In that article I conclude by saying that language is our identity and we are valued according to the words we use. If we are articulated and know more than one language, we are admired and respected. It is a fact that people, who don’t speak correctly, can be victims of stereotype and prejudice. Italian people have been labeled, in Italy and abroad, in many different ways because of their spoken language. Stereotypes and prejudice are false beliefs based on generalizations. Italy is a multilingual country where every region has its own language, or dialect.

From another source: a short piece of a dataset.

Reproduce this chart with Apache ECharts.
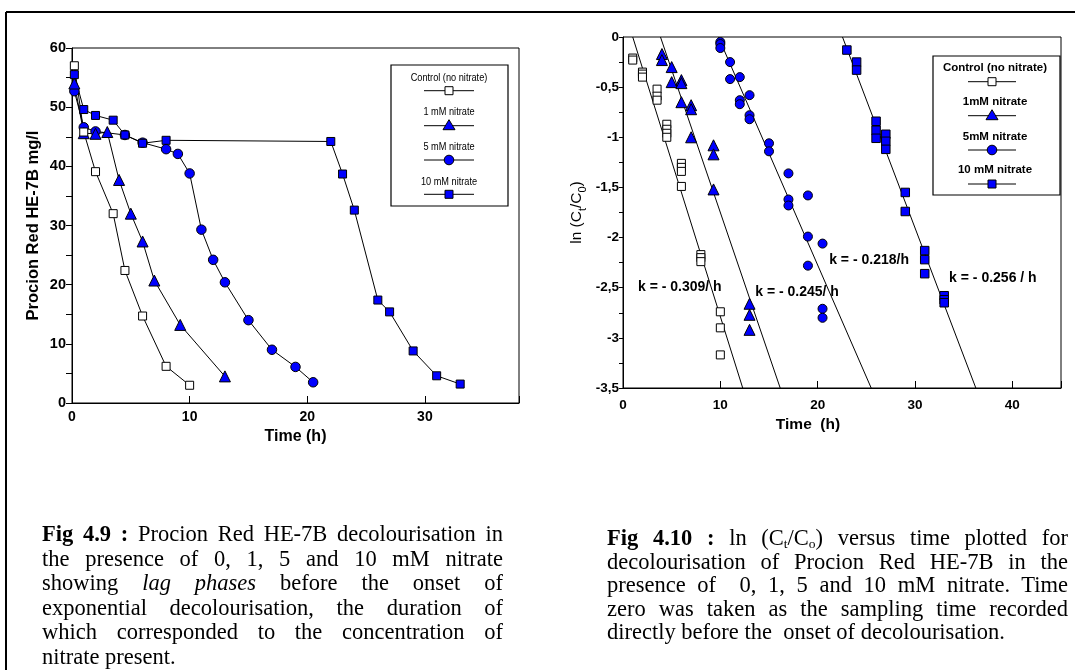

The Italian language began to spread throughout the peninsula when young people migrated from the countryside to cities, from the South to the North and also thanks to radio, television and press that allowed Italian to be spoken widely. Though, Italy was unified only after 1860. During the 50’s and 60’s Italians, who migrated from the South to the North of Italy, weren’t confident speaking standard Italian and they would have been referred to as ‘terroni’ from Northern Italians. The term comes from a noun, which is formed by terra, Italian for land, and is also associated with negative personal characteristics such as a ‘rude’ or ‘ignorant’. Many Italian-Americans were discriminated against on their jobs because of their Italian, Brooklyn accent, tone of voice, or body language.
What do you think about the integration of a language into another? Considering for example the influence that English has in the everyday Italian language that is spoken in Italy, do you see this change as positive, or negative?
As years go by, languages change though. This could both enrich as well as impoverish one’s vocabulary. The Italian language has been changing as much as others. Though, it can be said that the American culture is pretty dominant in today’s Italian generation. The Italian language is beautiful but lately we read a lot about the disproportionate and unjustified use of English words among the younger Italian generation. Not only is this phenomenon about the language, but also about the social behavior of young Italians.